The staff of the reading room at the National Library of Ireland went out of their way on many occasions to locate material. I am also grateful to the staff of the libraries of University College Dublin and Trinity College Dublin. The Trojan work of the staff of the Military Archives in digitising the witness statements collected by the Bureau of Military History between 1947 and 1957 has been of enormous assistance in preparing this book.
I would like to thank the staff at Mercier Press, in particular Mary Feehan and Wendy Logue, for their assistance and encouragement throughout the production of this book. I would also like to thank Robert Doran for his work on proofreading the text.
I acknowledge the support of my former colleagues at Kilmainham Gaol Museum, who over the years have been a source of information, debate and inspiration. I am grateful for the assistance of Niall Bergin, who provided images from the Kilmainham Gaol collection for this book. I would like to give particular thanks to Brian Crowley, curator of the Pearse Museum, for the mentoring, advice and help he gave me throughout my time working for the Office of Public Works.
This book would not have been possible without the patience and encouragement of my family and friends, too numerous to mention here by name.
I owe an eternal debt of gratitude to my parents, Kevin and Mary Ryan, to whom this book is dedicated.
The ‘Sixteen Dead Men’ about whom Yeats wrote his poem in the aftermath of the Easter Rising were a diverse group. Ranging in age from twenty-five to fifty-eight, their occupations included headmaster, tobacconist, poet, railway clerk, university lecturer, printer, humanitarian, water bailiff, art teacher, silk weaver, corporation clerk, farmer, trade union leader, bookkeeper, chemist’s clerk and newspaper manager. Two of the leaders were born outside Ireland: Thomas Clarke in the unlikely location of a British Army barracks on the Isle of Wight, James Connolly in the Irish ghetto of Edinburgh. Some had complicated national and religious identities: Patrick and Willie Pearse were the sons of an English stone carver, Thomas MacDonagh’s mother was the daughter of English parents, Roger Casement was raised a Protestant but secretly baptised a Catholic by his mother, and John MacBride was the son of an Ulster-Scots Protestant from Co. Antrim. Others had close links with the institutions of British imperialism that they would later fight against: Michael Mallin and James Connolly were former soldiers in the British Army, Éamonn Ceannt was the son of a Royal Irish Constabulary (RIC) constable and Roger Casement had been knighted for his services as a British consul exposing the dark side of the rubber trade in the Congo and Peru.

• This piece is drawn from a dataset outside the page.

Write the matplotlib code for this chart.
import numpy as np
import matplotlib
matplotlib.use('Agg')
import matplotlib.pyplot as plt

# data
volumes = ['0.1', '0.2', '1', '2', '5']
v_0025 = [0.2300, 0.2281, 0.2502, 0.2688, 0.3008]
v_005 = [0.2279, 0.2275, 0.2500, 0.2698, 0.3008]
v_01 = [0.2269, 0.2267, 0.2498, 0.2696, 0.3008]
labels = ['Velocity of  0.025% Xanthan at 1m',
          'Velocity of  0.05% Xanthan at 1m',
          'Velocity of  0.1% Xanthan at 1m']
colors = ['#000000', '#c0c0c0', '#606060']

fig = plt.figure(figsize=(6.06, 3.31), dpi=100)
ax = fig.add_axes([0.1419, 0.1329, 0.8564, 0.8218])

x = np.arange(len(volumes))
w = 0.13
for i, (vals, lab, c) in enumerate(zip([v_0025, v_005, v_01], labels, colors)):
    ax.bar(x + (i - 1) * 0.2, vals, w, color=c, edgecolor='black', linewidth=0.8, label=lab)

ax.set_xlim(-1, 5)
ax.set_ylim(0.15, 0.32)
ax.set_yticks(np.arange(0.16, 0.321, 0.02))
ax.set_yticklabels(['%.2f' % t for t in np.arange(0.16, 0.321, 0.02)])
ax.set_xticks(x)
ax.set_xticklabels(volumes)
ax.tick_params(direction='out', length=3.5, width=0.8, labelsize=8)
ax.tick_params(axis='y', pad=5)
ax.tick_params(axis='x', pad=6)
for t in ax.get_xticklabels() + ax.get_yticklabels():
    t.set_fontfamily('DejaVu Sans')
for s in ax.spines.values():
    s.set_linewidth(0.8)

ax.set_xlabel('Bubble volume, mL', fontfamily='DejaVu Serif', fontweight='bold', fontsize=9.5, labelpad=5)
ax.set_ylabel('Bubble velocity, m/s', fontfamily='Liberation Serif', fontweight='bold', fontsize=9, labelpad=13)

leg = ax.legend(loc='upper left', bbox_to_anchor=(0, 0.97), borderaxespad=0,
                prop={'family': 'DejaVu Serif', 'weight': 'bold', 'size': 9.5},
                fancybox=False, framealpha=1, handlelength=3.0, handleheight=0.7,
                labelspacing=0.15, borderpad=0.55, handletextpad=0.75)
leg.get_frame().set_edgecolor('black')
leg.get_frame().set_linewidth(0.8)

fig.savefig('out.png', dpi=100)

This group of men, who participated in an armed rebellion against British rule in Ireland in April 1916, came to the point of insurrection by a variety of pathways. For many of them, their revolutionary instinct had developed at a young age. Thomas Kent was in his early twenties when he was imprisoned for his activities with the Land League in Co. Cork in the late nineteenth century, Michael O’Hanrahan grew up hearing stories of his ancestors’ involvement in the 1798 rebellion in Co. Wexford, Edward Daly was born into a Limerick family prominent in the Fenian movement, Con Colbert and Seán Heuston were members of the nationalist youth organisation Na Fianna Éireann, and Seán Mac Diarmada’s republican politics were nurtured by his national schoolteacher, who provided him with books on Irish history.
For some, the declaration of an Irish Republic on 24 April 1916 was the culmination of a lifetime’s struggle. Thomas Clarke had become active in the secret revolutionary organisation the Irish Republican Brotherhood (IRB) as a young man and had served fifteen years’ imprisonment for his involvement in the preparations for a Fenian bombing campaign in Britain; James Connolly had devoted his adult life to improving conditions for working-class people in Scotland, Ireland and America, and was a long-standing advocate of the establishment of a socialist Irish republic. But for others, the conversion to radical nationalism came late. Patrick Pearse was a speaker at a pro-Home Rule rally as late as March 1912, Éamonn Ceannt’s nationalist activities were mostly confined to the Irish language movement until he was elected to the Provisional Committee of the Irish Volunteers in November 1913, while Thomas MacDonagh was not co-opted onto the Supreme Council of the IRB until shortly before the Easter Rising.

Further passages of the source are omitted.